Como esperado, os pisos de saúde e educação e o
salário mínimo rapidamente comprimiram o espaço dos investimentos e das emendas
parlamentares no Orçamento. E Gleisi não hesitou. Se no fim do ano anterior
havia criticado o que considerava ser um “austericídio fiscal” defendido por
Haddad, no ano seguinte, vaticinou: “Entre mexer na vinculação do salário
mínimo e mudar o arcabouço, tem de mudar o arcabouço. Simples assim”. E assim,
contrariado, Haddad mudou as metas fiscais de 2025 e 2026 que havia anunciado um
ano antes.
Bem se sabe que o trabalho do ministro da Fazenda
não é trivial. Cabe a ele dizer “não” quando o restante do governo busca o
“sim”. Mas tudo fica ainda mais difícil quando quem diverge é Gleisi Hoffmann,
que, para minar os poucos esforços do governo na contenção de gastos, trabalha
com mais afinco do que muitos parlamentares da oposição.

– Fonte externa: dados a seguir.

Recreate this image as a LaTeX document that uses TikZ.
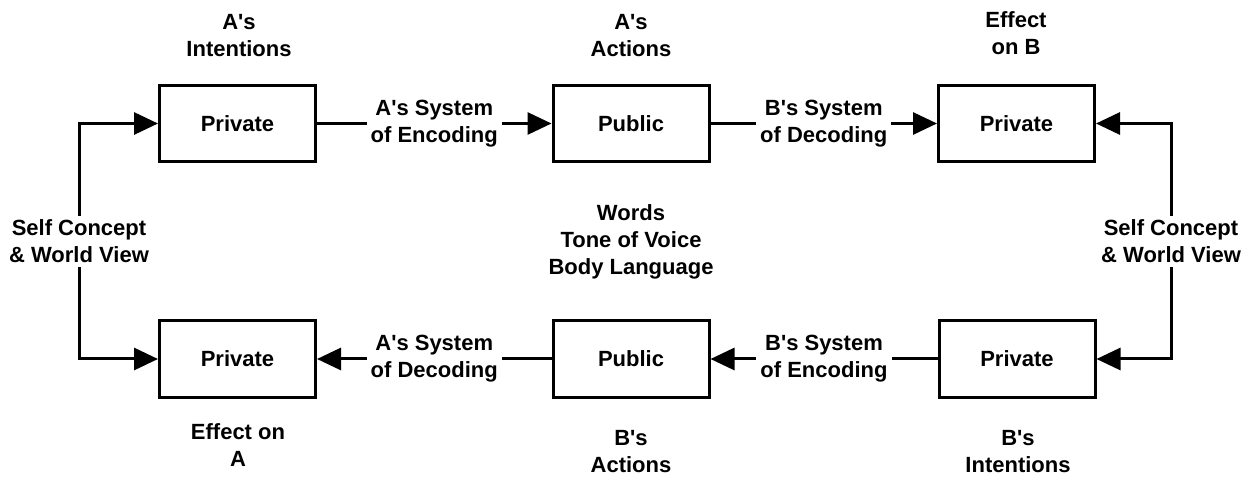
\documentclass[tikz,border=0pt]{standalone}
\usepackage{fontspec}
\setmainfont{Liberation Sans}
\usetikzlibrary{arrows.meta}
\newcommand{\q}{\textquotesingle}

\begin{document}
\begin{tikzpicture}[x=1pt,y=-1pt,font=\fontsize{22}{27}\selectfont\bfseries,
  box/.style={draw,line width=3pt,minimum width=156pt,minimum height=76pt},
  lbl/.style={align=center},
  tag/.style={fill=white,align=center,inner sep=4pt},
  flow/.style={line width=3pt,-{Triangle[length=24pt,width=22pt]}},
  twoway/.style={line width=3pt,{Triangle[length=24pt,width=22pt]}-{Triangle[length=24pt,width=22pt]}}]
\useasboundingbox (0,0) rectangle (1248,478);
% boxes
\node[box] (aint) at (237.5,123.5) {Private};
\node[box] (aact) at (631,123.5) {Public};
\node[box] (beff) at (1016.5,123.5) {Private};
\node[box] (aeff) at (237.5,359) {Private};
\node[box] (bact) at (631,359) {Public};
\node[box] (bint) at (1017,359) {Private};
% captions
\node[lbl] (aintlbl) at (239,35.5) {A\q s\\Intentions};
\node[lbl] (aactlbl) at (631,35.5) {A\q s\\Actions};
\node[lbl] (befflbl) at (1016,33.5) {Effect\\on B};
\node[lbl] (aefflbl) at (238,445) {Effect on\\A};
\node[lbl] (bactlbl) at (631,452) {B\q s\\Actions};
\node[lbl] (bintlbl) at (1018,452) {B\q s\\Intentions};
\node[lbl] (cues) at (631,242) {Words\\Tone of Voice\\Body Language};
% flows
\draw[flow] (aint) -- node[tag] {A\q s System\\of Encoding} (aact);
\draw[flow] (aact) -- node[tag] {B\q s System\\of Decoding} (beff);
\draw[flow] (bint) -- node[tag] {B\q s System\\of Encoding} (bact);
\draw[flow] (bact) -- node[tag] {A\q s System\\of Decoding} (aeff);
% loops
\coordinate (lloop) at (79,0);
\coordinate (rloop) at (1171,0);
\draw[twoway] (aint.west) -- (aint.west -| lloop)
  -- node[tag] {Self Concept\\\& World View} (aeff.west -| lloop) -- (aeff.west);
\draw[twoway] (beff.east) -- (beff.east -| rloop)
  -- node[tag] {Self Concept\\\& World View} (bint.east -| rloop) -- (bint.east);
\end{tikzpicture}
\end{document}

Em entrevista ao G1 na última quarta-feira, Gleisi
disse que fará “tudo o que for possível para garantir 2026”, ou seja, a
reeleição de Lula. Pela forma como atuou nos dois primeiros anos do mandato do
petista, não é exagero algum afirmar que a deputada e futura ministra vê na
política econômica defendida por Haddad o maior obstáculo à reeleição do
presidente. Logo, não poupará esforços para debilitá-la ainda mais. A diferença
é que, a partir de agora, o fará não mais nas reuniões internas do partido ou
da tribuna da Câmara, mas de um assento dentro do Palácio do Planalto.